The game is obviously about me, but it isn’t “based on a true story” so much as “based on real feelings”, up to and including the fact that any solitary creative pursuit is isolating by its very nature, and it takes people of a certain personality type to be able to thrive in that mode of work for extended periods of time. And now that the bulk of said work is done, I find myself wanting to crawl out of my metaphorical cave and experience the outside world again. In a way, as with every game I’ve worked on, I created it with the hope of connecting with other people who share these feelings of isolation, bringing about a sense of “we’re all lonely together, and maybe that’s not such a bad thing after all”. It is, after all, comforting to know it’s not just me.
Still, I can’t deny the fact that the game itself is intended as a single player experience; in the era of so-called social games, this is turning out to be more and more of a rarity, it seems. At PAX, I was asked by at least one person whether I could include social networking features in my game, and my gut reaction was hostile rejection of the idea. I rationalised this because it would dilute the message, though there is also a valid point that maybe I’m afraid to “open” my game worlds to the public, and allow players to be creators and not just observers. Some would call me a control freak. I would rather humbly suggest that designing multiplayer games is a whole other skill set in which I don’t have all that much experience.
That said, it warms the cockles of my heart to hear anecdotes of people playing the game together with their loved ones, interacting with it almost like they would a movie. This effect has been even more amplified when I’ve given demos of the game, watching people yell out suggestions for what things to try next. It’s made me think that in the future, I’d like to do screenings of the full game; I even have ideas for a public art installation featuring scenes from it. So perhaps there is a social element to this game after all; just not the sort that’s “trendy” at the moment.
- Incidentally, I’m kind of embarrassed by the tone of that post, which reads as way more smug and sarcastic than I’d like it to. Truth be told, I was too scared to just send Corvus a polite, friendly e-mail. I hope he’s able to forgive me for that. ↩
There’s also nothing wrong with saying, hey, the story I have to tell here is necessarily focused through a single protagonist. The whole meaning of the story would be different if it were even possible to access the story-verse from someone else’s perspective — to play Trevin, say, or one of the side characters, or even one of the alternate Charlottes.
That doesn’t mean that players have to be alone when they’re playing it, as you point out.
There’s nothing to forgive. And if there had been, finding your games as a result of that post was more than enough to compensate!
Not to mention the resulting friendship.
You might appreciate the following Sartre quote. I don’t really buy into it wholeheartedly, but it is well phrased and nice sounding.

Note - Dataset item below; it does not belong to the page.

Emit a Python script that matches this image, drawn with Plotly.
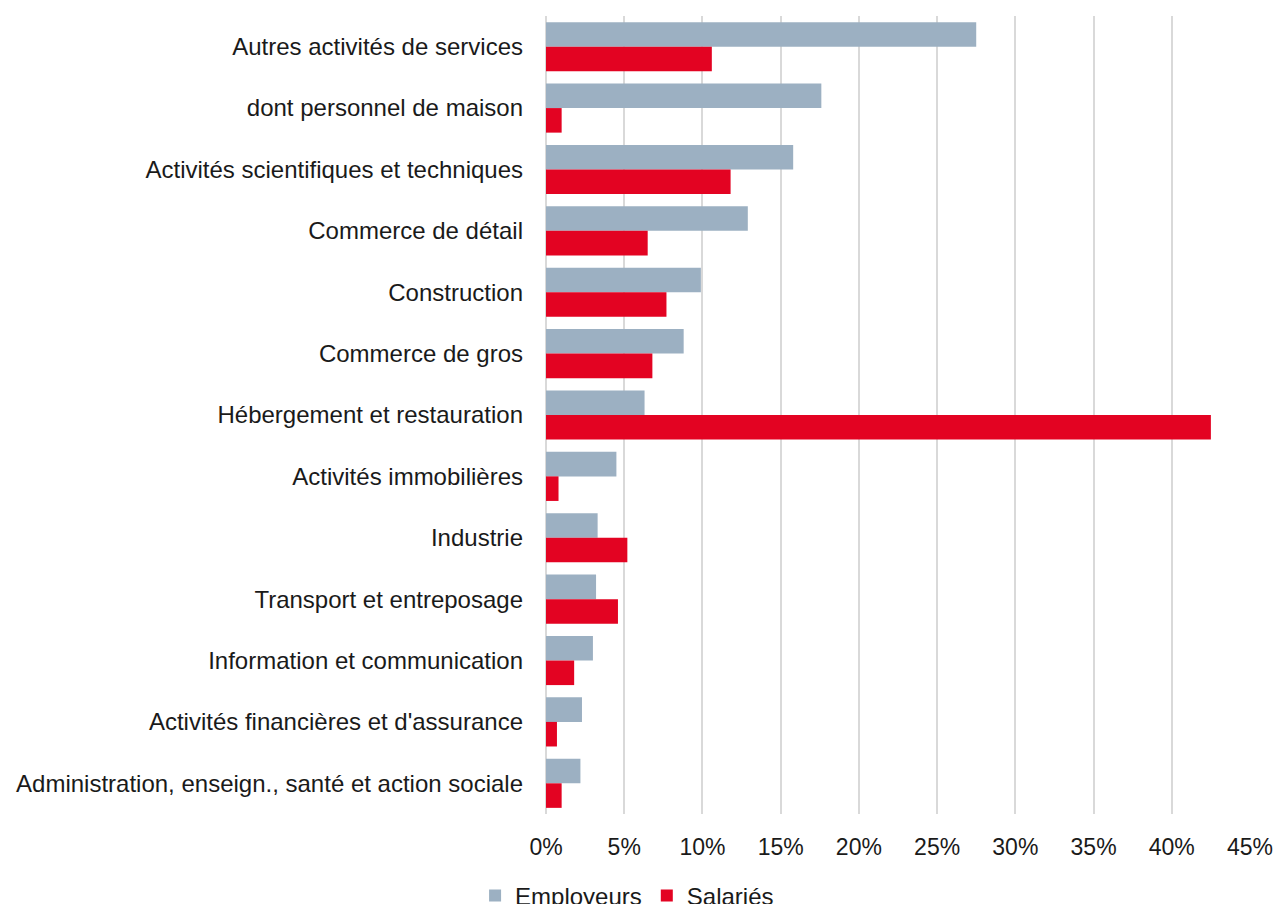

Emily: Very true. I had, in fact, thought about how different the story would be if Trevin were the playable character. Turns out, it wasn’t the story I was most interested in portraying.
Corvus: Thank you.
juv3nal: Yes, there is definitely some truth to that quote. Thanks for sharing.
Emily is right. You can’t really make a social game out of LFB without making it a completely different entity. Nice idea, and very much ‘what the kids are into’ these days, but really, the story you told is so very much about Charlotte and her awkward life, and bringing more than just the spiritual sidekick asides into it would have distorted that.
Maybe the problem is, to so many people these days, extolling the virtues of isolationism sounds like singing the praises of masturbation; virtually everyone does it, but it’s not something to crow about. Certainly not to one’s parents (unless, you know, they start it first. Talk about your awkward moments).
That said, perhaps you should start giving some thought to a concept that actually does actively pursue this idea of cooperation over isolation. It may be part of what you’re looking for, dear. A project to reflect your newly stated goal, so to speak. Not necessarily something to start on right away, but something to think about. It might, in fact, be part of the growth you’re searching for.
It also occurs to me that I owe you some game art, because a game that was very much about cooperation over isolation was Stage!. Interesting how that came about, given that it was a very swift melding of two aesthetics into one concept. I’m definitely not saying Stage! is the answer, but it might be nice to get that sorted out while you’re waiting for your next project to arrive.
I was going to object to that, but then I realised that you’re right, and that this is even part of the reason why I can’t seem to produce a second adventure game.
Wow! if I say so myself. So it just isn’t me. Phew! what a relief to know that. I have yet to play the game as while I have downloaded the source, I have to still compile it, things to do on a week-end.
I read through the above and couple of other posts and some ideas/points to make in a randomish manner:-
a. Its not just about ‘what the kids are into’ but its about co-operation and not reinventing the wheel http://en.wikipedia.org/wiki/Reinventing_the_wheel and standing on the shoulder of giants http://en.wikipedia.org/wiki/Standing_on_the_shoulders_of_giants
Think if you had to make also a game engine as well. I do know that people were saying in slightly other context but yes, if it any game can be made network-friendly why not.
b. This leads directly to the second-point. While I don’t know what your thoughts on FOSS are, you should check out opengameart.org to see some interesting games, ideas and game art. While perhaps its not at the level of la Adventuregamers in production values (yet) it more than makes up for it in the content. Maybe you can borrow some art/ideas from there or/and contribute over there as well.